Finesse gear: 7'2" medium-action iRod Power/Finesse rod, unnamed spinning reel, 8-pound P-Line 100% fluorocarbon line, 3/16-ounce Picasso or Gamakatsu shaky-head jigs, El Grande Lures Hatch Match Stick (green-pumpkin) or Zoom Finesse Worm (green-pumpkin).

Swimbait gear: 7'11" medium-action iRod Crank Launcher, Ardent Edge Elite casting reel (6.5:1 ratio), 20-pound P-Line 100% fluorocarbon, size 1 Gamakatsu round-bend treble hook, 5" Optimum BLT swimbait (sweet tooth). His jerkbait was an Ima Flit 120 (ghost minnow) and the spinnerbait was a Pepper's Custom Baits model.

Main factor: "That water's so clear, it reminds me so much of fishing in California (where he grew up). I had some knowledge of how to find fish that were spawning in deep, clear water."

Performance edge: "I'd say the reliability of my Triton/Mercury for allowing me to run around so much."

Bull Shoals Patterns 2-5 Bassfan 4/25/13 (John Johnson)

Cliff Prince's Pattern, Baits & Gear

Cliff Prince finished 95th at Bull Shoals as an Elite Series rookie in 2012, so his showing last week was quite a turnaround. It was also his second consecutive single-digit showing - he was 5th at Falcon. "I knew the fish lived in (Bull Shoals) because I'd caught them good last time I was there," he said. "But last time, I was catching 11-pound bags while everybody else was catching 13. This time I just tried to run new water each day and tried to build on what I'd done up to that point, and I got one good fish every day doing that. "What I keyed on was the last bit of deep water in the back of a pocket. Most of the stuff would be 30 feet (deep), but if there was a hole close to the bank that was 40 or 50 feet, those smallmouth were staging there. The fish were anywhere from 15 to 25 feet down and if I caught one there, it was a good one."

Shaky-head gear: 6'10" medium action Duckett Fishing White Ice Jason Williamson Signature Series rod, Lew's Speed Spin spinning reel, 8-pound Seaguar InvizX fluorocarbon line or 10-pound Seaguar Senshi monofilament line with 8-pound InvizX leader, 1/4-ounce Booyah Big Show jighead, 6" YUM Mightee Worm (green-pumpkin) or 6" homemade straight-tail worm. He also caught a few fish on a Carolina rig with a YUM Mightee Craw (green-pumpkin) and a few on an unnamed tube with a 1/4-ounce insider jighead.

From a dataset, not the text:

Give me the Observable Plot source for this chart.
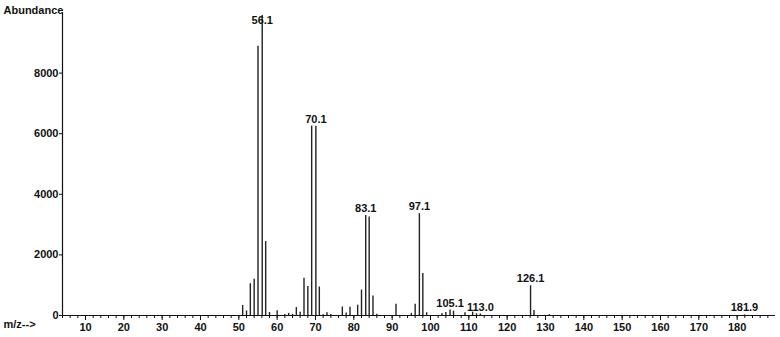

Main factor: "Just keeping my head down and keeping a positive attitude about everything."

Performance edge: "Those Duckett rods are so light and sensitive. That was important because I was fishing deep, where it can be really hard to feel a bite."

Bull Shoals Patterns 2-5 Bassfan 4/25/13 (John Johnson)

Britt Myers' Pattern, Baits & Gear

Britt Myers, the runner-up at Bull Shoals in 2012, and Brandon Palaniuk, the winner of last year's event, both found the same group of big fish way up the White River during practice. Then the powerful storm that caused the postponement of day 1 blew in, and those fish were nowhere to be found once the tournament finally got under way on Friday. He rooms with Terry Scroggins (the eventual 6th-place finisher) and Gerald Swindle (17th), and Scroggins had told him that the down-lake bite was hot, so he switched his focus to the lower end. "It ended up being almost the same as last year - you could catch all the shallow fish you wanted, but if you got out a little bit deeper, they were a little larger. You needed several of those 3-pound bites every day to get up into that 13-pound range.

Shaky-head gear: 6'8" medium action Pinnacle spinning rod, Pinnacle spinning reel, 8-pound Berkley Trilene 100% fluorocarbon line, 3/16-ounce War Eagle shaky-head jig, Berkley Havoc Bottom Hopper worm (green-pumpkin).

Main factor: "Working as a team with Swindle and Scroggins. I knew some big fish lived up north in the Lead Hill area and I spent 2 days of practice up that way, but I got some really good information from those guys about what was going on in other places."

Performance edge: "The Pinnacle rod and reel. The rod is super-sensitive, but it was still able to handle those fish. The fish were super-strong in that clear water."